-- Begin SUPPLIED MATERIAL --
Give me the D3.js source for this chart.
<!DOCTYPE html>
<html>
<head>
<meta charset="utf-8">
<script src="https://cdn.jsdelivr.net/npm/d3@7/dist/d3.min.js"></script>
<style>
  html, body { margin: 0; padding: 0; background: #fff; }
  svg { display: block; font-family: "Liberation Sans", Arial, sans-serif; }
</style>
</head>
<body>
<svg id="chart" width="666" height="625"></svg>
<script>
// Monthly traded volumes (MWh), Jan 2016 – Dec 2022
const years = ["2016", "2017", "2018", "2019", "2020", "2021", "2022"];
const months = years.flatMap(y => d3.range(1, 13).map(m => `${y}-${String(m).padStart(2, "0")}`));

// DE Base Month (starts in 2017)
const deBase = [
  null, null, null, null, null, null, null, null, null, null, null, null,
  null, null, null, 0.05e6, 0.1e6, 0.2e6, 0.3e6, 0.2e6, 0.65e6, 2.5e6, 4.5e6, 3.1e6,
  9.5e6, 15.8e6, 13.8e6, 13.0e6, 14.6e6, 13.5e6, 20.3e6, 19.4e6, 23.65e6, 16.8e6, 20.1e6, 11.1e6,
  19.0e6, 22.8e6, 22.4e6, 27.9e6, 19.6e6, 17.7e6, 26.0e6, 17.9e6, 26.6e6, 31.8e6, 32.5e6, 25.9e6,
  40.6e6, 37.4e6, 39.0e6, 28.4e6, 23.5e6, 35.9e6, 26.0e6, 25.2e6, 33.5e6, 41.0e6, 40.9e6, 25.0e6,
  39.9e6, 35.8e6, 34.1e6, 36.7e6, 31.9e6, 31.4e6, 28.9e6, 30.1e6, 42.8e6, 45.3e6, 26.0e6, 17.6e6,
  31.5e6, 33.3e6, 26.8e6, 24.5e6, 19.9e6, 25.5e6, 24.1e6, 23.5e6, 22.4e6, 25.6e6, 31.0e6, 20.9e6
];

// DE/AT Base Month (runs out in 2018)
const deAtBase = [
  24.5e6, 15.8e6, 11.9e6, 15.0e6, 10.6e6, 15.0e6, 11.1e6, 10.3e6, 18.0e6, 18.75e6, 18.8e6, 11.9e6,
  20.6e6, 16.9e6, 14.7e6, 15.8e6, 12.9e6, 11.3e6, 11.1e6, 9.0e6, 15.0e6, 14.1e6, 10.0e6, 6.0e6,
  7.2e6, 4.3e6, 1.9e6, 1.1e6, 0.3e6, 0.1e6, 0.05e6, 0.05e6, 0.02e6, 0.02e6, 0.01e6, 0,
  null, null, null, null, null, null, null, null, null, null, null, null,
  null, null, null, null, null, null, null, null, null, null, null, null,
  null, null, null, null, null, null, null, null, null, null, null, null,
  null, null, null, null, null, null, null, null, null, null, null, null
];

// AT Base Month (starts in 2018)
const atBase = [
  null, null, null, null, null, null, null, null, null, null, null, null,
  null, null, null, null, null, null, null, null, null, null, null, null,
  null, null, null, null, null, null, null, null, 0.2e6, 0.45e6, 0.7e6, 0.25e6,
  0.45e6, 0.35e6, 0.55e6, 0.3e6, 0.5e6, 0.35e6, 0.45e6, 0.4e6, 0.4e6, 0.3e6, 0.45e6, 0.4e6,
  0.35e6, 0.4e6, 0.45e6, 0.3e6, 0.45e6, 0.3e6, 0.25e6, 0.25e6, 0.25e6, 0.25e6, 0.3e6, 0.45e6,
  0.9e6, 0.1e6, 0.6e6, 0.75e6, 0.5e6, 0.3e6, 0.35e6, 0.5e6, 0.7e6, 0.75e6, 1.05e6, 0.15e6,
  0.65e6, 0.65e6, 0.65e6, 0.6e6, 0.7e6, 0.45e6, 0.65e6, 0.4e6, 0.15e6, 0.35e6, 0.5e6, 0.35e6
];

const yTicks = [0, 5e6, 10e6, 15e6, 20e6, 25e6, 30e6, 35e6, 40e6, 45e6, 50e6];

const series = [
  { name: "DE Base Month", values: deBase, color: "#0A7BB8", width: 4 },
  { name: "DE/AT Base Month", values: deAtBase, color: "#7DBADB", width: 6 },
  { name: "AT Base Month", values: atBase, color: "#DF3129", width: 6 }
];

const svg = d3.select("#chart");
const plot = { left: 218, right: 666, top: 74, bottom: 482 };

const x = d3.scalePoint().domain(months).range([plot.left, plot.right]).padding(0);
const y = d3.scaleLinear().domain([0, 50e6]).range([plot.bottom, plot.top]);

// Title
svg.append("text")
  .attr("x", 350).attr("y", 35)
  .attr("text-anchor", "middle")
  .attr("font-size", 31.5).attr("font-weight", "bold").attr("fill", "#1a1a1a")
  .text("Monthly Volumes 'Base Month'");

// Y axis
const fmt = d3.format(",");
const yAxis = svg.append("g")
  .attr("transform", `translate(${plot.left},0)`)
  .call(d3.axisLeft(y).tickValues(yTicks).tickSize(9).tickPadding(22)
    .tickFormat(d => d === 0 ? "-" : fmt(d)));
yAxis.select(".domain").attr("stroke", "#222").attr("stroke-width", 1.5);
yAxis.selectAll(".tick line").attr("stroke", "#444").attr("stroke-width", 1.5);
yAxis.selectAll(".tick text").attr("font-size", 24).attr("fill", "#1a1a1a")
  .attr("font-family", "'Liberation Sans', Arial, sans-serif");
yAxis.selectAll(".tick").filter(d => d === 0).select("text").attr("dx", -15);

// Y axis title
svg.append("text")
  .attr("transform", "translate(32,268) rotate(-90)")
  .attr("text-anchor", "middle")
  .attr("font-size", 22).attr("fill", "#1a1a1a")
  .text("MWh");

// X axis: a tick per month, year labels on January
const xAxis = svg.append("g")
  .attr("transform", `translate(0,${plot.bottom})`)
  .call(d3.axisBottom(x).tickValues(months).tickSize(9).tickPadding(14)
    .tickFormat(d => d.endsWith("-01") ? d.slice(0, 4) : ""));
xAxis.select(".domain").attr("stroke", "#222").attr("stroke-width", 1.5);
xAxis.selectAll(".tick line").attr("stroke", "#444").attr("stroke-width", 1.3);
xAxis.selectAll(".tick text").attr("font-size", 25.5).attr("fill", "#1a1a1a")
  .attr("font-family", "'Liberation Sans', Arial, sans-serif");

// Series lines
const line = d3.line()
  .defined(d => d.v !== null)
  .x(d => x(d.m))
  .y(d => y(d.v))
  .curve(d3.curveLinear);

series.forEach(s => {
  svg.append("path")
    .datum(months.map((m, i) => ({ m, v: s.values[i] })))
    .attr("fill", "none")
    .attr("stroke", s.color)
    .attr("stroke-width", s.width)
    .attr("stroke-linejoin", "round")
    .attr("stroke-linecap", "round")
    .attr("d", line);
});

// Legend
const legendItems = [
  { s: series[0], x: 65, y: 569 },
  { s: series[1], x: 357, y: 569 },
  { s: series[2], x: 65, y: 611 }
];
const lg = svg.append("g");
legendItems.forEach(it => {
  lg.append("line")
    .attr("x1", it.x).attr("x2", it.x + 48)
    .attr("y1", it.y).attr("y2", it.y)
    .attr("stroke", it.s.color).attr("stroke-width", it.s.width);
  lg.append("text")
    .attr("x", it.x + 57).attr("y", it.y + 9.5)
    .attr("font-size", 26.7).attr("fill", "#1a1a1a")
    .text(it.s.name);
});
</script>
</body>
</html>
-- End SUPPLIED MATERIAL --
-- Begin SUPPLIED MATERIAL --
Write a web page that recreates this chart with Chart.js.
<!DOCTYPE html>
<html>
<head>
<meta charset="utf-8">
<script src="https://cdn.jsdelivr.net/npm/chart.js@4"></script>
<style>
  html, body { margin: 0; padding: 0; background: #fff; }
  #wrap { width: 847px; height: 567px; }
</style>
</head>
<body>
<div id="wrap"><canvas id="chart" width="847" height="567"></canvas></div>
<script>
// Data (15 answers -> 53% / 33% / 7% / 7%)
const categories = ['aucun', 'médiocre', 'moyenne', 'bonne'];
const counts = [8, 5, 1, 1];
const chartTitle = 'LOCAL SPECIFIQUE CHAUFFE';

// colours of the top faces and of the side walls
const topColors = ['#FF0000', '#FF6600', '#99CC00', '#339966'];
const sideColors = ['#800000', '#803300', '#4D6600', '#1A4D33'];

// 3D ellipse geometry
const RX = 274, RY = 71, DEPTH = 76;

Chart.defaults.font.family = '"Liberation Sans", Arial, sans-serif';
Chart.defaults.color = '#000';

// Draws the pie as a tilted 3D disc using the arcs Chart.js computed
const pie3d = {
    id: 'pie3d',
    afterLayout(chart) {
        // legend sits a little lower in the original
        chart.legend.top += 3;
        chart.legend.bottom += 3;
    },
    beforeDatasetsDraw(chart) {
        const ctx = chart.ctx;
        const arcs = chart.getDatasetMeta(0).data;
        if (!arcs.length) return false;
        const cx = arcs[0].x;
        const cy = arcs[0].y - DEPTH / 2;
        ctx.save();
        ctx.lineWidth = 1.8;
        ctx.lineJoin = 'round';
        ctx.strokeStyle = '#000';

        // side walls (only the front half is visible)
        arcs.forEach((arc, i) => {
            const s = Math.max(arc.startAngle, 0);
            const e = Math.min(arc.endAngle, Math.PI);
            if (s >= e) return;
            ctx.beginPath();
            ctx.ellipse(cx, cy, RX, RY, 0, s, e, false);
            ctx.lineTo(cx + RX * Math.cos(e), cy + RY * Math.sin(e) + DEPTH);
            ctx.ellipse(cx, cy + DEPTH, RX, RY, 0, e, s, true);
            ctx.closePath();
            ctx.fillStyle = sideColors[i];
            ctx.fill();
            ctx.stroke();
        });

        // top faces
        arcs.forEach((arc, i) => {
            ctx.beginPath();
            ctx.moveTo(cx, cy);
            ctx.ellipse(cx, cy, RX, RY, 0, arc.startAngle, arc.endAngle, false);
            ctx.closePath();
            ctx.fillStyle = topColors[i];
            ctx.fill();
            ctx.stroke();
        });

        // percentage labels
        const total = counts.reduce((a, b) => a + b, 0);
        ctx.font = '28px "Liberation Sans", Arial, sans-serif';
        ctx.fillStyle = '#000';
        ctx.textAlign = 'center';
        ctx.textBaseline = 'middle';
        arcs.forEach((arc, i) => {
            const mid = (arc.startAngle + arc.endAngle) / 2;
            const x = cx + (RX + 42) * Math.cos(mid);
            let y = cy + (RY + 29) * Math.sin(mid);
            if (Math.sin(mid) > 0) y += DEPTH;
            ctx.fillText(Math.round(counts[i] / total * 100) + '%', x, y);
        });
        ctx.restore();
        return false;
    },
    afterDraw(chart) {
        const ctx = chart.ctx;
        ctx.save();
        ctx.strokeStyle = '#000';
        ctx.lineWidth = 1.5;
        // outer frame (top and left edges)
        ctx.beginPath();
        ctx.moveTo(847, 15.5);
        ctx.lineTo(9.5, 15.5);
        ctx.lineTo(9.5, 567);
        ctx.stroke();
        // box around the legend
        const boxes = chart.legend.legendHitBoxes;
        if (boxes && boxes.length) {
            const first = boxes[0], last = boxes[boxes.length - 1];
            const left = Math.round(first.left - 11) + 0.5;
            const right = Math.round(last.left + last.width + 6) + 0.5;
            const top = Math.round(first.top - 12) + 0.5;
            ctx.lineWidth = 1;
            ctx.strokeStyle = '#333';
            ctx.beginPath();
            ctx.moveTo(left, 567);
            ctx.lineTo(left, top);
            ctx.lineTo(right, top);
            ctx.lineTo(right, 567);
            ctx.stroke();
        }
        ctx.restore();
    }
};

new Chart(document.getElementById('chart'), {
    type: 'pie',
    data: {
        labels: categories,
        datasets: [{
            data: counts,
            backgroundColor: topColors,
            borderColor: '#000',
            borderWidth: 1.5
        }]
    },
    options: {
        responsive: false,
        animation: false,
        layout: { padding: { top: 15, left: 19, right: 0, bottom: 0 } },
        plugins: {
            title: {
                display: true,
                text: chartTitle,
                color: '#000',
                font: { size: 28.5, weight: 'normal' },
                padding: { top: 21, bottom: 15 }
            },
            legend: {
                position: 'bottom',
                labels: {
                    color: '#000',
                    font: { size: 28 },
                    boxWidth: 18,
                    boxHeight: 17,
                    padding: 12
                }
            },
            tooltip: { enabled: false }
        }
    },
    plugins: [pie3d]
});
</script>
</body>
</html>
-- End SUPPLIED MATERIAL --
WRITTEN TASK = From the line that contains "Give me the D3.js source for this chart." through the line that contains "const months = years.flatMap(y", reproduce every line exactly, both end lines included.

EXERCISE RESPONSE =
Give me the D3.js source for this chart.
<!DOCTYPE html>
<html>
<head>
<meta charset="utf-8">
<script src="https://cdn.jsdelivr.net/npm/d3@7/dist/d3.min.js"></script>
<style>
  html, body { margin: 0; padding: 0; background: #fff; }
  svg { display: block; font-family: "Liberation Sans", Arial, sans-serif; }
</style>
</head>
<body>
<svg id="chart" width="666" height="625"></svg>
<script>
// Monthly traded volumes (MWh), Jan 2016 – Dec 2022
const years = ["2016", "2017", "2018", "2019", "2020", "2021", "2022"];
const months = years.flatMap(y => d3.range(1, 13).map(m => `${y}-${String(m).padStart(2, "0")}`));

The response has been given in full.